I read Kathy's last post -- An American entrepreneur in the Middle East -- with great interest. About five years ago, I was hired by the Beyster Institute at the Rady School of Management, University of California, San Diego to write a book titled Entrepreneurs at the Crossroads: Success Stories from the Middle East and North Africa. After the book was published, it was widely distributed to entrepreneurs and entrepreneurs-to-be in the Middle East and North Africa. The project was funded by the US State Department, which believes (probably correctly) that it's a good idea for our country to help support entrepreneurship in these volatile areas of the world because the more people who become successful businesspeople, the fewer people who will find terrorism a viable way of life.
During the course of my work on the book, I interviewed (often in the middle of the night, Pacific Time) 11 successful and innovative entrepreneurs from the Middle East and North Africa. These men and women -- which included the founder and owner of a chocolate manufacturer in Jordan, an advertising agency in Egypt, a pharmaceutical and medical supply company in Lebanon, a computer retailer in Bahrain, and others -- shared with me their personal stories and tips for success on the entrepreneurial journey. In addition to building thriving companies of all kinds, these entrepreneurs strengthened their countries’ economies, provided jobs for many, and brought stability to some very unstable places.
Consider the example of Randa Abdou, a young entrepreneur from Egypt (in the photo above, and the YouTube clip below) who left behind a lucrative position with PepsiCo to found her own marketing consultancy in Cairo. Today, Randa – with her business partners Mohamed Khalifa and Ahmed Abdoun – runs Cairo-based Marketing Mix, along with the Creative Lab advertising agency that the trio founded in 2001 after a number of clients (particularly Chipsy, Egypt’s largest manufacturer of fried potato snacks, and up to that time the company’s most important client) lobbied for this additional service. Randa’s company has shown steady growth since its humble beginnings, attracting top-rank clients such as Exxon Mobil, Allianz Egypt, Barclays Bank Egypt, Savola, Halwani Brothers, and many others. When I interviewed Randa, the company had 23 employees and maintained a roster of approximately 15 clients at any given time.
Randa started her company on a shoestring, and it has been internally financed ever since – no bank loans or outside investors. While the company might have experienced considerably faster growth with an infusion of outside cash, Randa’s approach removed much of the pressure to show immediate results while giving her maximum control to steer her business forward. Says Randa, “I started from home. I had my computer, my phone, my fax – I didn’t need much start-up investment. It was risky, but I believed in myself and I was confident I could do it.”

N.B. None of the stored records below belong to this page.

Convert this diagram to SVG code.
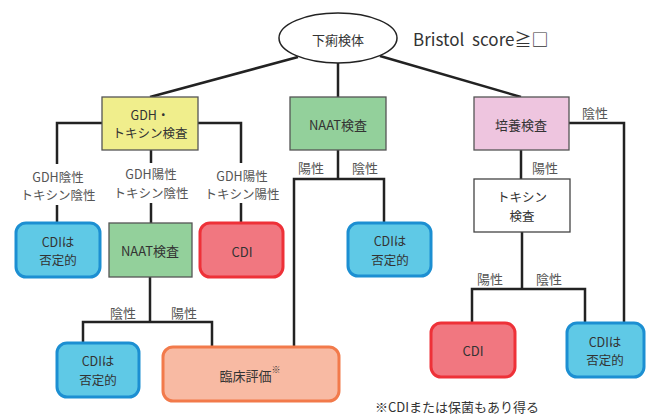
<svg xmlns="http://www.w3.org/2000/svg" width="649" height="416" viewBox="0 0 649 416">
<style>
text{font-family:"Noto Sans CJK JP","Noto Sans",sans-serif;font-size:13px;fill:#333;text-anchor:middle;dominant-baseline:central}
.two{font-size:12.5px}
.lbl{fill:#555}
.conn{fill:none;stroke:#222;stroke-width:2.5}
.rect{stroke:#555;stroke-width:1.3}
.blue{fill:#5FC9E6;stroke:#1C8FD2;stroke-width:3}
.red{fill:#F17780;stroke:#EE3138;stroke-width:3}
.org{fill:#F8BAA3;stroke:#F27A4B;stroke-width:3}
</style>
<rect width="649" height="416" fill="#fff"/>
<g id="connectors">
<line class="conn" x1="298" y1="57" x2="150" y2="97"/>
<line class="conn" x1="338" y1="63" x2="338" y2="97"/>
<line class="conn" x1="380" y1="56" x2="521" y2="97"/>
<polyline class="conn" points="102,123 57,123 57,223"/>
<line class="conn" x1="151" y1="150" x2="151" y2="223"/>
<polyline class="conn" points="198,123 241,123 241,223"/>
<line class="conn" x1="150" y1="277" x2="150" y2="322"/>
<polyline class="conn" points="83,343 83,322 212,322 212,347"/>
<line class="conn" x1="338" y1="150" x2="338" y2="179"/>
<polyline class="conn" points="294,347 294,179 384,179 384,223"/>
<line class="conn" x1="521" y1="150" x2="521" y2="179"/>
<polyline class="conn" points="569,123 624,123 624,323"/>
<line class="conn" x1="522" y1="232" x2="522" y2="289"/>
<polyline class="conn" points="472,323 472,289 585,289 585,323"/>
</g>
<g id="title">
<ellipse cx="338" cy="38" rx="59" ry="25" fill="#fff" stroke="#222" stroke-width="1.5"/>
<text x="338" y="39">下痢検体</text>
</g>
<g id="bristol">
<text x="413" y="38" style="font-size:17px;text-anchor:start;word-spacing:4px">Bristol score≧□</text>
</g>
<g id="gdh">
<rect class="rect" x="102" y="97" width="96" height="53" fill="#F0EE8C"/>
<text class="two" x="150" y="114">GDH・</text>
<text class="two" x="150" y="132.5">トキシン検査</text>
</g>
<g id="naat1">
<rect class="rect" x="290" y="97" width="96" height="53" fill="#93D09B"/>
<text x="338" y="124">NAAT検査</text>
</g>
<g id="culture">
<rect class="rect" x="474" y="97" width="95" height="53" fill="#EEC5DF"/>
<text x="521" y="124">培養検査</text>
</g>
<g id="label-gdh-neg">
<rect x="10" y="164" width="94" height="41" fill="#fff"/>
<text class="two lbl" x="58" y="176">GDH陰性</text>
<text class="two lbl" x="58" y="194.5">トキシン陰性</text>
</g>
<g id="label-gdh-pos-tox-neg">
<rect x="105" y="163" width="92" height="40" fill="#fff"/>
<text class="two lbl" x="151" y="173.5">GDH陽性</text>
<text class="two lbl" x="151" y="192">トキシン陰性</text>
</g>
<g id="label-gdh-pos-tox-pos">
<rect x="198" y="163" width="90" height="40" fill="#fff"/>
<text class="two lbl" x="242" y="175">GDH陽性</text>
<text class="two lbl" x="242" y="193.5">トキシン陽性</text>
</g>
<g id="cdi-neg1">
<rect class="blue" x="16" y="223" width="84" height="54" rx="10"/>
<text class="two" x="58" y="241">CDIは</text>
<text class="two" x="58" y="259.5">否定的</text>
</g>
<g id="naat2">
<rect class="rect" x="109" y="223" width="83" height="54" fill="#93D09B"/>
<text x="150" y="250">NAAT検査</text>
</g>
<g id="cdi1">
<rect class="red" x="200" y="223" width="83" height="54" rx="10"/>
<text x="242" y="251">CDI</text>
</g>
<g id="labels-naat1">
<text class="lbl" x="311" y="167">陽性</text>
<text class="lbl" x="365" y="167">陰性</text>
</g>
<g id="cdi-neg2">
<rect class="blue" x="348" y="223" width="83" height="53" rx="10"/>
<text class="two" x="390" y="240.5">CDIは</text>
<text class="two" x="390" y="259">否定的</text>
</g>
<g id="labels-culture">
<text class="lbl" x="595" y="112">陰性</text>
<text class="lbl" x="545" y="167">陽性</text>
</g>
<g id="toxin">
<rect x="474" y="179" width="96" height="53" fill="#fff" stroke="#444" stroke-width="1.3"/>
<text class="two" x="522" y="196.5">トキシン</text>
<text class="two" x="522" y="215">検査</text>
</g>
<g id="labels-toxin">
<text class="lbl" x="490" y="278">陽性</text>
<text class="lbl" x="549" y="278">陰性</text>
</g>
<g id="labels-naat2">
<text class="lbl" x="123" y="312">陰性</text>
<text class="lbl" x="184" y="312">陽性</text>
</g>
<g id="cdi-neg3">
<rect class="blue" x="57" y="343" width="82" height="54" rx="10"/>
<text class="two" x="98" y="360.5">CDIは</text>
<text class="two" x="98" y="379">否定的</text>
</g>
<g id="clinical">
<rect class="org" x="163" y="347" width="176" height="54" rx="10"/>
<text x="250" y="375">臨床評価<tspan dy="-6" style="font-size:9px">※</tspan></text>
</g>
<g id="cdi2">
<rect class="red" x="431" y="323" width="84" height="54" rx="10"/>
<text x="473" y="350">CDI</text>
</g>
<g id="cdi-neg4">
<rect class="blue" x="567" y="323" width="77" height="54" rx="10"/>
<text class="two" x="605" y="341">CDIは</text>
<text class="two" x="605" y="359.5">否定的</text>
</g>
<g id="footnote">
<text x="375" y="406" style="text-anchor:start">※CDIまたは保菌もあり得る</text>
</g>
</svg>
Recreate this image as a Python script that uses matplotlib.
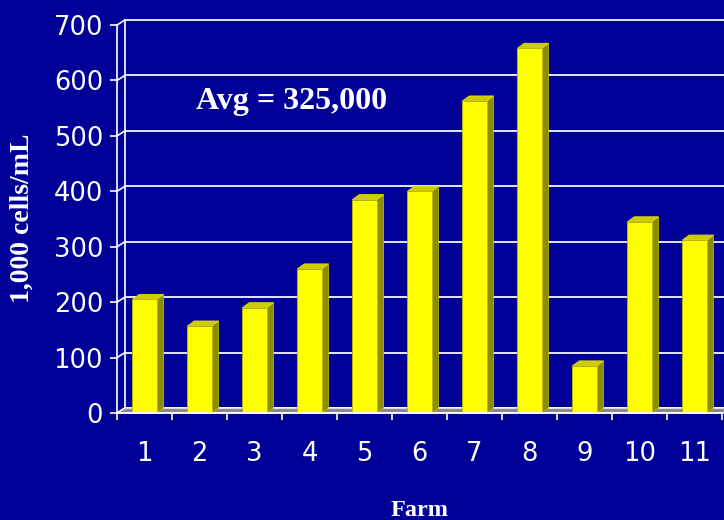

The future of Randa’s companies – Marketing Mix and Creative Lab – looks very bright indeed. Randa and her partners have plans to expand regionally and be the first Egyptian marketing consultancy and first Egyptian advertising agency to go regional. According to Randa, “This is the one thing that keeps me awake all the time – how to grow regionally, how to become the first Egyptian marketing consultancy to become established in Dubai or Kuwait or other key markets while maintaining the high level of quality that we have here in Cairo.”
Randa has great hopes for the future of entrepreneurship in Egypt, and she intends to play a role in turning this hope into a reality. “I would like to have entrepreneurship become a vital part of Egyptian culture – I would like the normal thing to be for people to be entrepreneurs and to own and run their own businesses. On the other hand, a lot of people make the mistake of going directly into their own business without preparing for it – that’s why a lot of businesses fail. Part of building a culture of entrepreneurship is helping people learn the basic skills they need to start their own businesses. The idea of entrepreneurship is becoming more accepted in our country, and investment laws are becoming much, much better. We are rapidly reaching a point of convergence where the country, the culture, and the people are coming together to make entrepreneurship a vital element of the Egyptian economy. I will be contributing one way or another to this convergence.”
And as Egypt and other Middle Eastern and North African countries emerge from the Arab Spring, and move down the path to freedom, I have no doubt that Randa Abdou -- and many thousands of other successful entrepreneurs throughout the region -- will be leading the way.